Classically, parsers are defined as a grammar that parser generators, such as lex and yacc, will transpile to an implementation of a state machine. This generally produces the most efficient parsers, to be sure. Some popular parser generators for Rust include pest, LALRPOP, and peg.

A parser combinator, on the other hand, is generally a library of parser building blocks for building a recursive descent parser. The trade off here is that we gain the ability to write plain Rust (in the case of pars) as well the ability to easily reuse parsers to build more complex parsers, but at the costs associated with recursive descent parsers. The downside of recursive descent parsers is that there is no limit to how far back the parser may need to backtrack in the input stream during parsing, and thus are generally not as efficient as parser produced by parser generators. But note that, for example, most practical compilers are implemented with a recursive descent parser because of their power and flexibility, despite not being the most efficient approach. Also note that in some cases, it is possible define a complex parser without any backtracking with a little extra effort. See the example msgpack_alt.rs in the crate repo for an example of a parser with no backtracking.

§Parser Input

In pars a parser is defined as a function that accepts a stream of symbols as a parameter, and returns either a parse success or parse failure. A stream of symbols is generalized by the Input trait. Input is very similar to the Iterator trait in the Rust standard library, but it has some extra properties. Input must also implement Clone, and it must be possible to test whether two Input objects are at the same stream position. Note that for good performance, the Clone implementation should be cheap, but it is not required that it implement Copy.

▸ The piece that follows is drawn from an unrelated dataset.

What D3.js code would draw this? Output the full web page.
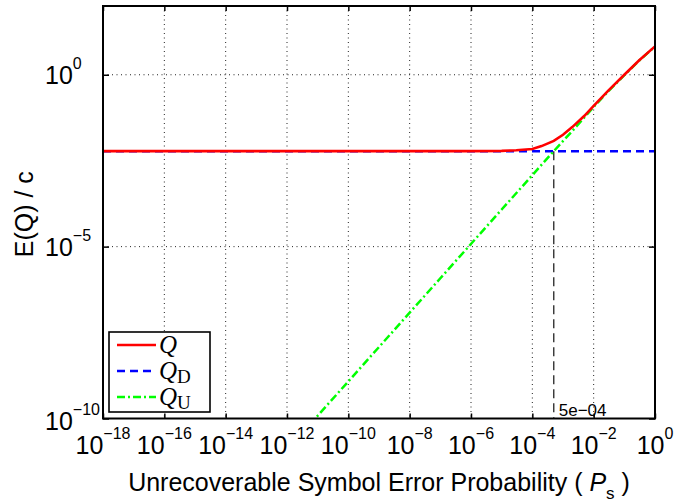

Input is automatically implemented for slice references, &[T] and &str. To illustrate the properties of an Input consider input: &[u8]. Advancing the input is equivalent to input = &input[1..]. Testing that two inputs are at the same position is just testing that the underlying pointers are equal, input.as_ptr() == other_input.as_ptr(). Also, &[u8] clearly has a cheap Clone implementation.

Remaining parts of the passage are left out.